▶ _Given information_

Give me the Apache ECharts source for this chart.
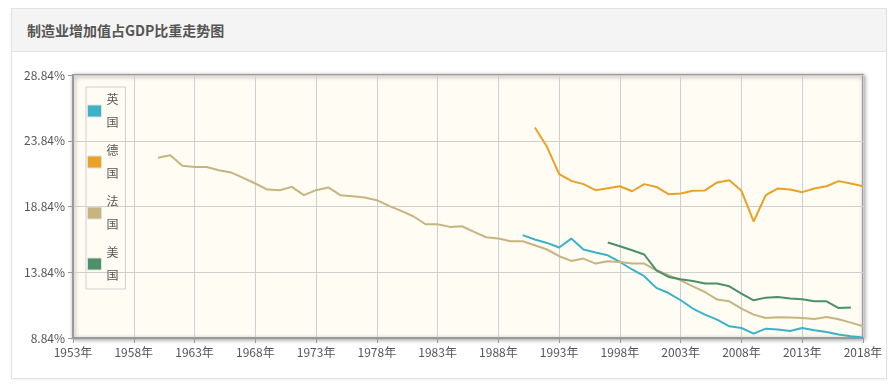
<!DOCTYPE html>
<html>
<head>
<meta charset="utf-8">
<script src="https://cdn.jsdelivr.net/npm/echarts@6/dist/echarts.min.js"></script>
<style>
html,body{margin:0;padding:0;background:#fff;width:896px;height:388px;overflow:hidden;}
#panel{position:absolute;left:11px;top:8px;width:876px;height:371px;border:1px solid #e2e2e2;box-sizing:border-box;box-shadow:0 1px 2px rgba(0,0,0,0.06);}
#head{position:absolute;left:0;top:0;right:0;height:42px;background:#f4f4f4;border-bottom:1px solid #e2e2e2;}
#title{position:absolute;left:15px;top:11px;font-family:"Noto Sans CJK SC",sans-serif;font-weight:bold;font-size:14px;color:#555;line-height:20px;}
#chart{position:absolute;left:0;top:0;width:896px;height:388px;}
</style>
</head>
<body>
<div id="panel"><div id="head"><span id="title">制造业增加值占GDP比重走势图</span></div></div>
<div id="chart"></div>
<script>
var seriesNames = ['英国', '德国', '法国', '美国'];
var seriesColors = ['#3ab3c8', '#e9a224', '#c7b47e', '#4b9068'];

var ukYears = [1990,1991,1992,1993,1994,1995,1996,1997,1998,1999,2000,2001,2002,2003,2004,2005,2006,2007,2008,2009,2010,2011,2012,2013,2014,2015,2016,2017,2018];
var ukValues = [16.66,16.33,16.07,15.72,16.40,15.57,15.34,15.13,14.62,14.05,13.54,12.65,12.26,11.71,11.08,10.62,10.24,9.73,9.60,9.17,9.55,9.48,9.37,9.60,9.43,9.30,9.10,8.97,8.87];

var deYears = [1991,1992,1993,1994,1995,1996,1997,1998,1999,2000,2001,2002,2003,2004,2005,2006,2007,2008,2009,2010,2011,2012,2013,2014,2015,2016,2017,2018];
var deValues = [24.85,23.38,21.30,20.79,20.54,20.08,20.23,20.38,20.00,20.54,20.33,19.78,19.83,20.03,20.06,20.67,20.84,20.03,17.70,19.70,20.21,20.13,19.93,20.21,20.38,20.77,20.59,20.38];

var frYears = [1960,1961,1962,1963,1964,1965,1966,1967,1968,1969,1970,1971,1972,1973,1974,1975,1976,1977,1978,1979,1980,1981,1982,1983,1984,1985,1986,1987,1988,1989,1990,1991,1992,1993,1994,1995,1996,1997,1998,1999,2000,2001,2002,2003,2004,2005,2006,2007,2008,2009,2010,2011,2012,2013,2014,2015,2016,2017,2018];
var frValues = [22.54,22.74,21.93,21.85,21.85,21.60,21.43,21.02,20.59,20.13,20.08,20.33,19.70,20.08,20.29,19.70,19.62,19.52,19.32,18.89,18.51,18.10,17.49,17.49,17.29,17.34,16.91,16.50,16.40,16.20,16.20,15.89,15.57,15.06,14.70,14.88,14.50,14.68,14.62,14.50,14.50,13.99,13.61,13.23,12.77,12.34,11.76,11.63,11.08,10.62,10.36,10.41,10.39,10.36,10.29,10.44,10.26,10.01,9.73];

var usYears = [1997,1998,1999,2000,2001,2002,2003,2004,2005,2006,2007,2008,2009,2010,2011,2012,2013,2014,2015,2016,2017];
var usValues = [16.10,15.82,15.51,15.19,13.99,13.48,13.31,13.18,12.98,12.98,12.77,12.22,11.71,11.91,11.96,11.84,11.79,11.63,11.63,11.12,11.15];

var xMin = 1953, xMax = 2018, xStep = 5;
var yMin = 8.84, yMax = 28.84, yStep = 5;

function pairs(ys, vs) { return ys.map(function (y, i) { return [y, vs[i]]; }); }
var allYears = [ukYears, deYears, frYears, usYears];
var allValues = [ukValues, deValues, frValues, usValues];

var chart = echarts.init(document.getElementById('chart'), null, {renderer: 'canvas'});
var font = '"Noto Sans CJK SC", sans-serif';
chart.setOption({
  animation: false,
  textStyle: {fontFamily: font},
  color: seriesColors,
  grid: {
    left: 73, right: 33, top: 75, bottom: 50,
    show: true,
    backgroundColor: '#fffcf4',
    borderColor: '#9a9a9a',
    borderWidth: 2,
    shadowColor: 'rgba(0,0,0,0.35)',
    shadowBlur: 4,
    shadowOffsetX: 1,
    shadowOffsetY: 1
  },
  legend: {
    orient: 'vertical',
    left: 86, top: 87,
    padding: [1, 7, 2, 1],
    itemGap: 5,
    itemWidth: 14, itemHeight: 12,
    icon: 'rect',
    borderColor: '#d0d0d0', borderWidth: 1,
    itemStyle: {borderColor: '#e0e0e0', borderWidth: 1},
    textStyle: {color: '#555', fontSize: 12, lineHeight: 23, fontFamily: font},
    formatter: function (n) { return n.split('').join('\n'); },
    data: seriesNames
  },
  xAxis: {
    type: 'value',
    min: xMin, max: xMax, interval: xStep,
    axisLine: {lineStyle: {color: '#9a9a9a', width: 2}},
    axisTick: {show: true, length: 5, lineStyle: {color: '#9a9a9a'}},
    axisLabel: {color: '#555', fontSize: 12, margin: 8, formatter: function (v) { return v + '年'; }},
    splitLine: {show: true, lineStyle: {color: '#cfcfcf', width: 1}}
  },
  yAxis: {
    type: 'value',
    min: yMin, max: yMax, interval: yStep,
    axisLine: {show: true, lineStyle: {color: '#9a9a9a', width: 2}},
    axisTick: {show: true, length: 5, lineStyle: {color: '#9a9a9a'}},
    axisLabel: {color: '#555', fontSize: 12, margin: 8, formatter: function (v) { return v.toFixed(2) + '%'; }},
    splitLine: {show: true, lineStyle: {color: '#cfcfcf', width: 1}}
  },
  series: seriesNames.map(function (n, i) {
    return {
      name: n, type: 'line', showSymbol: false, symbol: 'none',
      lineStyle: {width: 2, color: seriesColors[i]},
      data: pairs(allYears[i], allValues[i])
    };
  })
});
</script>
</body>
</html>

▶ _Stated task_
Restate the listing above word for word, and skip the pictures.

▶ _Reply to the exercise_
Give me the Apache ECharts source for this chart.
<!DOCTYPE html>
<html>
<head>
<meta charset="utf-8">
<script src="https://cdn.jsdelivr.net/npm/echarts@6/dist/echarts.min.js"></script>
<style>
html,body{margin:0;padding:0;background:#fff;width:896px;height:388px;overflow:hidden;}
#panel{position:absolute;left:11px;top:8px;width:876px;height:371px;border:1px solid #e2e2e2;box-sizing:border-box;box-shadow:0 1px 2px rgba(0,0,0,0.06);}
#head{position:absolute;left:0;top:0;right:0;height:42px;background:#f4f4f4;border-bottom:1px solid #e2e2e2;}
#title{position:absolute;left:15px;top:11px;font-family:"Noto Sans CJK SC",sans-serif;font-weight:bold;font-size:14px;color:#555;line-height:20px;}
#chart{position:absolute;left:0;top:0;width:896px;height:388px;}
</style>
</head>
<body>
<div id="panel"><div id="head"><span id="title">制造业增加值占GDP比重走势图</span></div></div>
<div id="chart"></div>
<script>
var seriesNames = ['英国', '德国', '法国', '美国'];
var seriesColors = ['#3ab3c8', '#e9a224', '#c7b47e', '#4b9068'];

var ukYears = [1990,1991,1992,1993,1994,1995,1996,1997,1998,1999,2000,2001,2002,2003,2004,2005,2006,2007,2008,2009,2010,2011,2012,2013,2014,2015,2016,2017,2018];
var ukValues = [16.66,16.33,16.07,15.72,16.40,15.57,15.34,15.13,14.62,14.05,13.54,12.65,12.26,11.71,11.08,10.62,10.24,9.73,9.60,9.17,9.55,9.48,9.37,9.60,9.43,9.30,9.10,8.97,8.87];

var deYears = [1991,1992,1993,1994,1995,1996,1997,1998,1999,2000,2001,2002,2003,2004,2005,2006,2007,2008,2009,2010,2011,2012,2013,2014,2015,2016,2017,2018];
var deValues = [24.85,23.38,21.30,20.79,20.54,20.08,20.23,20.38,20.00,20.54,20.33,19.78,19.83,20.03,20.06,20.67,20.84,20.03,17.70,19.70,20.21,20.13,19.93,20.21,20.38,20.77,20.59,20.38];

var frYears = [1960,1961,1962,1963,1964,1965,1966,1967,1968,1969,1970,1971,1972,1973,1974,1975,1976,1977,1978,1979,1980,1981,1982,1983,1984,1985,1986,1987,1988,1989,1990,1991,1992,1993,1994,1995,1996,1997,1998,1999,2000,2001,2002,2003,2004,2005,2006,2007,2008,2009,2010,2011,2012,2013,2014,2015,2016,2017,2018];
var frValues = [22.54,22.74,21.93,21.85,21.85,21.60,21.43,21.02,20.59,20.13,20.08,20.33,19.70,20.08,20.29,19.70,19.62,19.52,19.32,18.89,18.51,18.10,17.49,17.49,17.29,17.34,16.91,16.50,16.40,16.20,16.20,15.89,15.57,15.06,14.70,14.88,14.50,14.68,14.62,14.50,14.50,13.99,13.61,13.23,12.77,12.34,11.76,11.63,11.08,10.62,10.36,10.41,10.39,10.36,10.29,10.44,10.26,10.01,9.73];

var usYears = [1997,1998,1999,2000,2001,2002,2003,2004,2005,2006,2007,2008,2009,2010,2011,2012,2013,2014,2015,2016,2017];
var usValues = [16.10,15.82,15.51,15.19,13.99,13.48,13.31,13.18,12.98,12.98,12.77,12.22,11.71,11.91,11.96,11.84,11.79,11.63,11.63,11.12,11.15];

var xMin = 1953, xMax = 2018, xStep = 5;
var yMin = 8.84, yMax = 28.84, yStep = 5;

function pairs(ys, vs) { return ys.map(function (y, i) { return [y, vs[i]]; }); }
var allYears = [ukYears, deYears, frYears, usYears];
var allValues = [ukValues, deValues, frValues, usValues];

var chart = echarts.init(document.getElementById('chart'), null, {renderer: 'canvas'});
var font = '"Noto Sans CJK SC", sans-serif';
chart.setOption({
  animation: false,
  textStyle: {fontFamily: font},
  color: seriesColors,
  grid: {
    left: 73, right: 33, top: 75, bottom: 50,
    show: true,
    backgroundColor: '#fffcf4',
    borderColor: '#9a9a9a',
    borderWidth: 2,
    shadowColor: 'rgba(0,0,0,0.35)',
    shadowBlur: 4,
    shadowOffsetX: 1,
    shadowOffsetY: 1
  },
  legend: {
    orient: 'vertical',
    left: 86, top: 87,
    padding: [1, 7, 2, 1],
    itemGap: 5,
    itemWidth: 14, itemHeight: 12,
    icon: 'rect',
    borderColor: '#d0d0d0', borderWidth: 1,
    itemStyle: {borderColor: '#e0e0e0', borderWidth: 1},
    textStyle: {color: '#555', fontSize: 12, lineHeight: 23, fontFamily: font},
    formatter: function (n) { return n.split('').join('\n'); },
    data: seriesNames
  },
  xAxis: {
    type: 'value',
    min: xMin, max: xMax, interval: xStep,
    axisLine: {lineStyle: {color: '#9a9a9a', width: 2}},
    axisTick: {show: true, length: 5, lineStyle: {color: '#9a9a9a'}},
    axisLabel: {color: '#555', fontSize: 12, margin: 8, formatter: function (v) { return v + '年'; }},
    splitLine: {show: true, lineStyle: {color: '#cfcfcf', width: 1}}
  },
  yAxis: {
    type: 'value',
    min: yMin, max: yMax, interval: yStep,
    axisLine: {show: true, lineStyle: {color: '#9a9a9a', width: 2}},
    axisTick: {show: true, length: 5, lineStyle: {color: '#9a9a9a'}},
    axisLabel: {color: '#555', fontSize: 12, margin: 8, formatter: function (v) { return v.toFixed(2) + '%'; }},
    splitLine: {show: true, lineStyle: {color: '#cfcfcf', width: 1}}
  },
  series: seriesNames.map(function (n, i) {
    return {
      name: n, type: 'line', showSymbol: false, symbol: 'none',
      lineStyle: {width: 2, color: seriesColors[i]},
      data: pairs(allYears[i], allValues[i])
    };
  })
});
</script>
</body>
</html>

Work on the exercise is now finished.